--- Start of STORED DATA ---

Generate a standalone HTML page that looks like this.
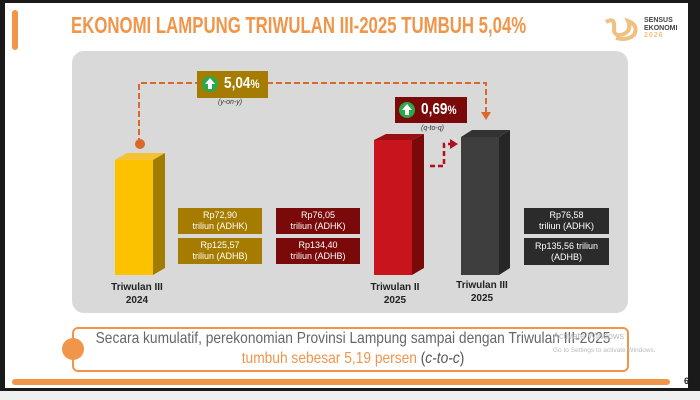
<!DOCTYPE html>
<html><head><style>
body{margin:0;width:700px;height:400px;overflow:hidden;background:#f0f0f0;font-family:"Liberation Sans",sans-serif;}
.frame{position:absolute;left:0;top:0;width:700px;height:391px;background:#1a1a1a;}
.slide{position:absolute;left:5px;top:3px;width:683px;height:385px;background:#fff;}
.a{position:absolute;}
.c{position:absolute;white-space:nowrap;transform-origin:center;}
.box{position:absolute;color:#fff;font-size:9px;text-align:center;line-height:11px;display:flex;align-items:center;justify-content:center;}
.lbl{position:absolute;font-size:10px;font-weight:bold;text-align:center;line-height:13px;color:#222;width:80px;}
</style></head><body>
<div class="frame"></div>
<div class="slide"></div>
<div class="a" style="left:12px;top:10px;width:6px;height:40px;background:#f0954a;border-radius:3px"></div>
<div class="a" style="left:71px;top:12px;font-size:23px;font-weight:bold;color:#f0954a;transform:scaleX(0.73);transform-origin:left;white-space:nowrap">EKONOMI LAMPUNG TRIWULAN III-2025 TUMBUH 5,04%</div>
<div class="a" style="left:603px;top:17px;width:40px;height:24px;">
<svg width="40" height="24"><path d="M3 5 Q12 0 11 10 Q10 21 21 17 Q29 13 25 4 Q36 8 31 18 Q24 24 13 21" fill="none" stroke="#f0c080" stroke-width="4"/></svg></div>
<div class="a" style="left:644px;top:17px;font-size:7px;line-height:7.5px;color:#444;font-weight:bold">SENSUS<br>EKONOMI<br><span style="color:#f0c080;letter-spacing:1px">2026</span></div>
<div class="a" style="left:72px;top:51px;width:556px;height:262px;background:#d9d9d9;border-radius:12px"></div>
<svg class="a" style="left:0;top:0" width="700" height="400">
<path d="M139 144 V83 H486 V113" fill="none" stroke="#d9692a" stroke-width="2" stroke-dasharray="6,3"/>
<polygon points="481,112 491,112 486,120" fill="#d9692a"/>
<circle cx="140" cy="144" r="5" fill="#d9692a"/>
<path d="M430 166 H444 V144 H450" fill="none" stroke="#b0101a" stroke-width="2.5" stroke-dasharray="5,3"/>
<polygon points="450,139 458,144 450,149" fill="#b0101a"/>
<polygon points="115,160 153,160 165,153 127,153" fill="#f5c233"/>
<polygon points="153,160 165,153 165,268 153,275" fill="#a07d00"/>
<rect x="115" y="160" width="38" height="115" fill="#fcc200"/>
<polygon points="374,140 412,140 424,134 386,134" fill="#9a1010"/>
<polygon points="412,140 424,134 424,268 412,275" fill="#7a0a0a"/>
<rect x="374" y="140" width="38" height="135" fill="#c8141c"/>
<polygon points="461,137 499,137 510,130 472,130" fill="#333"/>
<polygon points="499,137 510,130 510,268 499,275" fill="#262626"/>
<rect x="461" y="137" width="38" height="138" fill="#3e3e3e"/>
<rect x="197" y="71" width="71" height="27" fill="#a67c00"/>
<circle cx="210" cy="84" r="8" fill="#2aa84a"/>
<rect x="395" y="97" width="72" height="26" fill="#7a0a0a"/>
<circle cx="407" cy="110" r="8" fill="#2aa84a"/>
<polygon points="210,78 215,84 212,84 212,89 208,89 208,84 205,84" fill="#fff"/>
<polygon points="407,104 412,110 409,110 409,115 405,115 405,110 402,110" fill="#fff"/>
</svg>
<div class="a" style="left:224px;top:75px;font-size:16px;color:#fff;font-weight:bold;transform:scaleX(0.85);transform-origin:left">5,04<span style="font-size:12px">%</span></div>
<div class="a" style="left:421px;top:101px;font-size:16px;color:#fff;font-weight:bold;transform:scaleX(0.85);transform-origin:left">0,69<span style="font-size:12px">%</span></div>
<div class="a" style="left:218px;top:99px;font-size:7px;font-style:italic;color:#333">(y-on-y)</div>
<div class="a" style="left:421px;top:125px;font-size:7px;font-style:italic;color:#333">(q-to-q)</div>
<div class="box" style="left:178px;top:208px;width:84px;height:26px;background:#a67c00">Rp72,90<br>triliun (ADHK)</div>
<div class="box" style="left:178px;top:238px;width:84px;height:26px;background:#a67c00">Rp125,57<br>triliun (ADHB)</div>
<div class="box" style="left:276px;top:208px;width:84px;height:26px;background:#7a0a0a">Rp76,05<br>triliun (ADHK)</div>
<div class="box" style="left:276px;top:238px;width:84px;height:26px;background:#7a0a0a">Rp134,40<br>triliun (ADHB)</div>
<div class="box" style="left:524px;top:208px;width:85px;height:26px;background:#2b2b2b">Rp76,58<br>triliun (ADHK)</div>
<div class="box" style="left:524px;top:238px;width:85px;height:27px;background:#2b2b2b">Rp135,56 triliun<br>(ADHB)</div>
<div class="lbl" style="left:97px;top:281px">Triwulan III<br>2024</div>
<div class="lbl" style="left:355px;top:281px">Triwulan II<br>2025</div>
<div class="lbl" style="left:442px;top:279px">Triwulan III<br>2025</div>
<div class="a" style="left:72px;top:327px;width:553px;height:41px;border:2px solid #f0954a;border-radius:6px"></div>
<div class="a" style="left:62px;top:338px;width:22px;height:22px;border-radius:50%;background:#f0954a"></div>
<div class="c" style="left:353px;top:330px;font-size:16px;color:#666;transform:translateX(-50%) scaleX(0.86)">Secara kumulatif, perekonomian Provinsi Lampung sampai dengan Triwulan III-2025</div>
<div class="c" style="left:353px;top:350px;font-size:16px;color:#f0954a;transform:translateX(-50%) scaleX(0.86)">tumbuh sebesar 5,19 persen <span style="color:#555">(<i>c-to-c</i>)</span></div>
<div class="a" style="left:553px;top:331px;font-size:9px;color:#bbb">Activate Windows</div>
<div class="a" style="left:553px;top:347px;font-size:6.5px;color:#bbb">Go to Settings to activate Windows.</div>
<div class="a" style="left:12px;top:379px;width:658px;height:6px;background:#f0954a;border-radius:3px"></div>
<div class="a" style="left:684px;top:376px;font-size:9px;font-weight:bold;color:#222">6</div>
</body></html>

--- End of STORED DATA ---

REQUIREMENT
Would you return the data exactly as written, without the pictures?

RESULT FOR THIS TASK
Generate a standalone HTML page that looks like this.
<!DOCTYPE html>
<html><head><style>
body{margin:0;width:700px;height:400px;overflow:hidden;background:#f0f0f0;font-family:"Liberation Sans",sans-serif;}
.frame{position:absolute;left:0;top:0;width:700px;height:391px;background:#1a1a1a;}
.slide{position:absolute;left:5px;top:3px;width:683px;height:385px;background:#fff;}
.a{position:absolute;}
.c{position:absolute;white-space:nowrap;transform-origin:center;}
.box{position:absolute;color:#fff;font-size:9px;text-align:center;line-height:11px;display:flex;align-items:center;justify-content:center;}
.lbl{position:absolute;font-size:10px;font-weight:bold;text-align:center;line-height:13px;color:#222;width:80px;}
</style></head><body>
<div class="frame"></div>
<div class="slide"></div>
<div class="a" style="left:12px;top:10px;width:6px;height:40px;background:#f0954a;border-radius:3px"></div>
<div class="a" style="left:71px;top:12px;font-size:23px;font-weight:bold;color:#f0954a;transform:scaleX(0.73);transform-origin:left;white-space:nowrap">EKONOMI LAMPUNG TRIWULAN III-2025 TUMBUH 5,04%</div>
<div class="a" style="left:603px;top:17px;width:40px;height:24px;">
<svg width="40" height="24"><path d="M3 5 Q12 0 11 10 Q10 21 21 17 Q29 13 25 4 Q36 8 31 18 Q24 24 13 21" fill="none" stroke="#f0c080" stroke-width="4"/></svg></div>
<div class="a" style="left:644px;top:17px;font-size:7px;line-height:7.5px;color:#444;font-weight:bold">SENSUS<br>EKONOMI<br><span style="color:#f0c080;letter-spacing:1px">2026</span></div>
<div class="a" style="left:72px;top:51px;width:556px;height:262px;background:#d9d9d9;border-radius:12px"></div>
<svg class="a" style="left:0;top:0" width="700" height="400">
<path d="M139 144 V83 H486 V113" fill="none" stroke="#d9692a" stroke-width="2" stroke-dasharray="6,3"/>
<polygon points="481,112 491,112 486,120" fill="#d9692a"/>
<circle cx="140" cy="144" r="5" fill="#d9692a"/>
<path d="M430 166 H444 V144 H450" fill="none" stroke="#b0101a" stroke-width="2.5" stroke-dasharray="5,3"/>
<polygon points="450,139 458,144 450,149" fill="#b0101a"/>
<polygon points="115,160 153,160 165,153 127,153" fill="#f5c233"/>
<polygon points="153,160 165,153 165,268 153,275" fill="#a07d00"/>
<rect x="115" y="160" width="38" height="115" fill="#fcc200"/>
<polygon points="374,140 412,140 424,134 386,134" fill="#9a1010"/>
<polygon points="412,140 424,134 424,268 412,275" fill="#7a0a0a"/>
<rect x="374" y="140" width="38" height="135" fill="#c8141c"/>
<polygon points="461,137 499,137 510,130 472,130" fill="#333"/>
<polygon points="499,137 510,130 510,268 499,275" fill="#262626"/>
<rect x="461" y="137" width="38" height="138" fill="#3e3e3e"/>
<rect x="197" y="71" width="71" height="27" fill="#a67c00"/>
<circle cx="210" cy="84" r="8" fill="#2aa84a"/>
<rect x="395" y="97" width="72" height="26" fill="#7a0a0a"/>
<circle cx="407" cy="110" r="8" fill="#2aa84a"/>
<polygon points="210,78 215,84 212,84 212,89 208,89 208,84 205,84" fill="#fff"/>
<polygon points="407,104 412,110 409,110 409,115 405,115 405,110 402,110" fill="#fff"/>
</svg>
<div class="a" style="left:224px;top:75px;font-size:16px;color:#fff;font-weight:bold;transform:scaleX(0.85);transform-origin:left">5,04<span style="font-size:12px">%</span></div>
<div class="a" style="left:421px;top:101px;font-size:16px;color:#fff;font-weight:bold;transform:scaleX(0.85);transform-origin:left">0,69<span style="font-size:12px">%</span></div>
<div class="a" style="left:218px;top:99px;font-size:7px;font-style:italic;color:#333">(y-on-y)</div>
<div class="a" style="left:421px;top:125px;font-size:7px;font-style:italic;color:#333">(q-to-q)</div>
<div class="box" style="left:178px;top:208px;width:84px;height:26px;background:#a67c00">Rp72,90<br>triliun (ADHK)</div>
<div class="box" style="left:178px;top:238px;width:84px;height:26px;background:#a67c00">Rp125,57<br>triliun (ADHB)</div>
<div class="box" style="left:276px;top:208px;width:84px;height:26px;background:#7a0a0a">Rp76,05<br>triliun (ADHK)</div>
<div class="box" style="left:276px;top:238px;width:84px;height:26px;background:#7a0a0a">Rp134,40<br>triliun (ADHB)</div>
<div class="box" style="left:524px;top:208px;width:85px;height:26px;background:#2b2b2b">Rp76,58<br>triliun (ADHK)</div>
<div class="box" style="left:524px;top:238px;width:85px;height:27px;background:#2b2b2b">Rp135,56 triliun<br>(ADHB)</div>
<div class="lbl" style="left:97px;top:281px">Triwulan III<br>2024</div>
<div class="lbl" style="left:355px;top:281px">Triwulan II<br>2025</div>
<div class="lbl" style="left:442px;top:279px">Triwulan III<br>2025</div>
<div class="a" style="left:72px;top:327px;width:553px;height:41px;border:2px solid #f0954a;border-radius:6px"></div>
<div class="a" style="left:62px;top:338px;width:22px;height:22px;border-radius:50%;background:#f0954a"></div>
<div class="c" style="left:353px;top:330px;font-size:16px;color:#666;transform:translateX(-50%) scaleX(0.86)">Secara kumulatif, perekonomian Provinsi Lampung sampai dengan Triwulan III-2025</div>
<div class="c" style="left:353px;top:350px;font-size:16px;color:#f0954a;transform:translateX(-50%) scaleX(0.86)">tumbuh sebesar 5,19 persen <span style="color:#555">(<i>c-to-c</i>)</span></div>
<div class="a" style="left:553px;top:331px;font-size:9px;color:#bbb">Activate Windows</div>
<div class="a" style="left:553px;top:347px;font-size:6.5px;color:#bbb">Go to Settings to activate Windows.</div>
<div class="a" style="left:12px;top:379px;width:658px;height:6px;background:#f0954a;border-radius:3px"></div>
<div class="a" style="left:684px;top:376px;font-size:9px;font-weight:bold;color:#222">6</div>
</body></html>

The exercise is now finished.